_Direction_
Find each line containing the word "this" and report how many there are. Add nothing else.

Saved entries:
==================================================

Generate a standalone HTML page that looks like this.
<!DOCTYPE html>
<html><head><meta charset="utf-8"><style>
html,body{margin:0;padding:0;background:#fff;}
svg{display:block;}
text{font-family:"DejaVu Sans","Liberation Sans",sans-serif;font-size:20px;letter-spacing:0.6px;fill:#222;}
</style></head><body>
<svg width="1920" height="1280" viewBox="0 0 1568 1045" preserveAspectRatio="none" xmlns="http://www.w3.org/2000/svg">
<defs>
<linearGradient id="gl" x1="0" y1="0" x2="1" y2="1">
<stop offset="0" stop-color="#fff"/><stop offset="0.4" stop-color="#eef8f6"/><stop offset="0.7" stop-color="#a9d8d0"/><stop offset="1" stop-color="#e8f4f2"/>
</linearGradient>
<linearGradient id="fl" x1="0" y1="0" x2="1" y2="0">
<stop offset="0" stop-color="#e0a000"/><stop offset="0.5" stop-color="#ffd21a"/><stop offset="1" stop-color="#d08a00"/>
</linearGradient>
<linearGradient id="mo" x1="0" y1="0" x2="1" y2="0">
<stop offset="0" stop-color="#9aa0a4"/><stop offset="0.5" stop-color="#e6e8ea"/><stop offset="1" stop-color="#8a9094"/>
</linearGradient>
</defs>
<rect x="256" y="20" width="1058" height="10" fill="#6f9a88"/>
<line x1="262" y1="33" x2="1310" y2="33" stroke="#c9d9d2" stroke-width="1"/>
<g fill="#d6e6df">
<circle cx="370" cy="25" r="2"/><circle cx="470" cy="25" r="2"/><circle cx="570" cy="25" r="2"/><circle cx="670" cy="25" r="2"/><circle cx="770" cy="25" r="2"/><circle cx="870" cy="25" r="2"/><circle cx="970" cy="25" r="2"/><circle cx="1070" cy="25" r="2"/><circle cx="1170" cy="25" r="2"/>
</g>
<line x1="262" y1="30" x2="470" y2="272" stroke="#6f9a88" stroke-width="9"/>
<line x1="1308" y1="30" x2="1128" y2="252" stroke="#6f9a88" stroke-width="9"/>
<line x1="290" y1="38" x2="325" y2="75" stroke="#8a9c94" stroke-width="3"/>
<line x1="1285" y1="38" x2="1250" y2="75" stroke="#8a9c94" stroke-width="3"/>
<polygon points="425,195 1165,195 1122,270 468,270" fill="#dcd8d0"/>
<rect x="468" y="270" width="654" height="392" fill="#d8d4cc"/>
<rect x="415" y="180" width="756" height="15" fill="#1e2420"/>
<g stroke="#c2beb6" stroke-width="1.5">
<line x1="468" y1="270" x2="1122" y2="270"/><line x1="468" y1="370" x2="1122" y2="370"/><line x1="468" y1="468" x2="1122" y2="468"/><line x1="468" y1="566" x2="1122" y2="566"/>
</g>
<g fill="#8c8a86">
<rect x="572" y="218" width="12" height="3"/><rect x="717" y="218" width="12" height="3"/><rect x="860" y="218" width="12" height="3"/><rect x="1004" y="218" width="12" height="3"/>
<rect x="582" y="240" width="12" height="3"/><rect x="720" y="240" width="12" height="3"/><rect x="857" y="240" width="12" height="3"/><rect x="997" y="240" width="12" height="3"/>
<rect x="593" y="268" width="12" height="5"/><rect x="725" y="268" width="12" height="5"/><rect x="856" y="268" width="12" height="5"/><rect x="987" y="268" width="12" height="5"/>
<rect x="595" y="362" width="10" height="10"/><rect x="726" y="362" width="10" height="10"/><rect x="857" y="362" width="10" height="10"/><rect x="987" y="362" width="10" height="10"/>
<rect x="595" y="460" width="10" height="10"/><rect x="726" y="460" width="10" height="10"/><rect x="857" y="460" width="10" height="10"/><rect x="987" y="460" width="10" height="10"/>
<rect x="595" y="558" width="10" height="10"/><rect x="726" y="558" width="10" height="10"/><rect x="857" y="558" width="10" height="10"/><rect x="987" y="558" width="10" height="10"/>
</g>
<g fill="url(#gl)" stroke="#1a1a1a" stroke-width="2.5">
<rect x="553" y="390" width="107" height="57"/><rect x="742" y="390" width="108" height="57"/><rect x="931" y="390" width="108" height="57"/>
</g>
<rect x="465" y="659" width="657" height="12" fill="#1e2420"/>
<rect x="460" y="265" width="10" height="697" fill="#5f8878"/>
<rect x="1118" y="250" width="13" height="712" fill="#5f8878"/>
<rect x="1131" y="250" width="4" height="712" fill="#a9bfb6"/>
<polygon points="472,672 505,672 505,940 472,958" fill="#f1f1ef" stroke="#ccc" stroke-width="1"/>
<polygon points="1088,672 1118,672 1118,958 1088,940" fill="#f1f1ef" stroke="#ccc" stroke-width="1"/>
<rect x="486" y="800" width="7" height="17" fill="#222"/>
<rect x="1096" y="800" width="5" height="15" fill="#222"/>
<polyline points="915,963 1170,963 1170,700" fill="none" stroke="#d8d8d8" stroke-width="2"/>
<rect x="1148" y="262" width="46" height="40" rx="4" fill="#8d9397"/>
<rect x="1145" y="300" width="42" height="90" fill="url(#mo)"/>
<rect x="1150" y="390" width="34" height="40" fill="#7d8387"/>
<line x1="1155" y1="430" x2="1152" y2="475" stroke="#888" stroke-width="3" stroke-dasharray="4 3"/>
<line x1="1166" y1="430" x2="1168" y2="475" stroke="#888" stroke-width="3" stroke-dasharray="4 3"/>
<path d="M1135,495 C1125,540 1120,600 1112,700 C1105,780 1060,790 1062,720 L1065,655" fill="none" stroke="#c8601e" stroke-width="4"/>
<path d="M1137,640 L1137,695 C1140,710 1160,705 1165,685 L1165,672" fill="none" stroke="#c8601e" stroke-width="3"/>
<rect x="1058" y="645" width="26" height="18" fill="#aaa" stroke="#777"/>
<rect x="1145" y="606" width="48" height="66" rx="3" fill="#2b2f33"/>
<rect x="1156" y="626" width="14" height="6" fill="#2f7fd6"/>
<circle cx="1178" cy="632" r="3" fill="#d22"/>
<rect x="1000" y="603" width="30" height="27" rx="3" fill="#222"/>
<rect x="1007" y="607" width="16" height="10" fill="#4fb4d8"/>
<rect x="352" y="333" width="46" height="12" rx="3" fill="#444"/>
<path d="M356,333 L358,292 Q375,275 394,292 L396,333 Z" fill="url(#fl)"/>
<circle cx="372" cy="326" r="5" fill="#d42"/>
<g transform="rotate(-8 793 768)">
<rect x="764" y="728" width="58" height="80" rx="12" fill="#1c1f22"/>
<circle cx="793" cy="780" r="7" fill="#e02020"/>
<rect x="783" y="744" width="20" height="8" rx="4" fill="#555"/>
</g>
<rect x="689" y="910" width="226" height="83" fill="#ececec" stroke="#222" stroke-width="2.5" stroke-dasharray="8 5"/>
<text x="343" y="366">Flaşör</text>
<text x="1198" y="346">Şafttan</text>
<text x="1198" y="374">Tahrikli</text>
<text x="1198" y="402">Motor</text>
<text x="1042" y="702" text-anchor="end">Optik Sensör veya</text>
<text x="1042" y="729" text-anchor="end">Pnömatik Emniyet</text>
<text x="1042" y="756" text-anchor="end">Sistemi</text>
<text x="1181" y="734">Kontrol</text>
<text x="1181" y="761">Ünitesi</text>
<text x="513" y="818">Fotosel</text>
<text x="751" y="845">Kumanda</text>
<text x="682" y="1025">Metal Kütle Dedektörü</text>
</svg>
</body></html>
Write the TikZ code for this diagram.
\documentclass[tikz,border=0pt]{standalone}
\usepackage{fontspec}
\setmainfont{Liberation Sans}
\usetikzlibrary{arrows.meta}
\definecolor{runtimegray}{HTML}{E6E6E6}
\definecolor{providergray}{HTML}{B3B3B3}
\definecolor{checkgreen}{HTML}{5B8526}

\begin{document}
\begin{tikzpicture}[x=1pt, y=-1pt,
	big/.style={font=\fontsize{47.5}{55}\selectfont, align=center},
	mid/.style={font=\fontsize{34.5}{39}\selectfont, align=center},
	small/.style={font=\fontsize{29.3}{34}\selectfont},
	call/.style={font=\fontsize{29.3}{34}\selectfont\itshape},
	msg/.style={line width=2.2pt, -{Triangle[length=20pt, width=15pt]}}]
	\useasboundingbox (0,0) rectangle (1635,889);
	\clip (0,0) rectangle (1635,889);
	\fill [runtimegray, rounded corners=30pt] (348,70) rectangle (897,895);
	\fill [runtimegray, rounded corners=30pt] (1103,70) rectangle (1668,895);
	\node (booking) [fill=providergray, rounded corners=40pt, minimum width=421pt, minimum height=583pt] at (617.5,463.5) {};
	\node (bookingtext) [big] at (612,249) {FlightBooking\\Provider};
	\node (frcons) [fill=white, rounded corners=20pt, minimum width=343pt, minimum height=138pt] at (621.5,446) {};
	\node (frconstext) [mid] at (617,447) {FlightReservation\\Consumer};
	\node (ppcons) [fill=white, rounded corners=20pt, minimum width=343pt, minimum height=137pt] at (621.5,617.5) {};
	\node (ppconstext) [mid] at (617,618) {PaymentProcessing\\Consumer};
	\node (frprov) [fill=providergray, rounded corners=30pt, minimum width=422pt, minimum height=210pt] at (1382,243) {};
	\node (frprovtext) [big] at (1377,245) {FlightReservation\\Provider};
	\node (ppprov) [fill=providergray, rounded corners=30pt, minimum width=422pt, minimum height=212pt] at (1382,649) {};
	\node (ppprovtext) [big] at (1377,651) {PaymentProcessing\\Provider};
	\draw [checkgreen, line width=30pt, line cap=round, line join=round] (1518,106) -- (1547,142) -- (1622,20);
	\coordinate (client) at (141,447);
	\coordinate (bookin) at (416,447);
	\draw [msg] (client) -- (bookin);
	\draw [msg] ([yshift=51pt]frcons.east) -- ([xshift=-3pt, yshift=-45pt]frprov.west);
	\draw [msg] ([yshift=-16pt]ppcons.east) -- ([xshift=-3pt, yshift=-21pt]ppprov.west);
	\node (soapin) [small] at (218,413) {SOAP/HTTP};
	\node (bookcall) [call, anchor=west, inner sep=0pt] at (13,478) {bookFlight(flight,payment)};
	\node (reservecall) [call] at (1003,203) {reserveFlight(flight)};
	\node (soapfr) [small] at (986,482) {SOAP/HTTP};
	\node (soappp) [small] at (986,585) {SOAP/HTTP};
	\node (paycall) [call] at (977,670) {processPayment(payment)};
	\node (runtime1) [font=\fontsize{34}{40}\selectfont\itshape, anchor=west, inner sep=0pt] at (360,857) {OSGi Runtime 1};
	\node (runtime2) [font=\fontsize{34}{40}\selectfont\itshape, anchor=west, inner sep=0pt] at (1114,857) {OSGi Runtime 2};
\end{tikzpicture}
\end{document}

==================================================

_Result_
2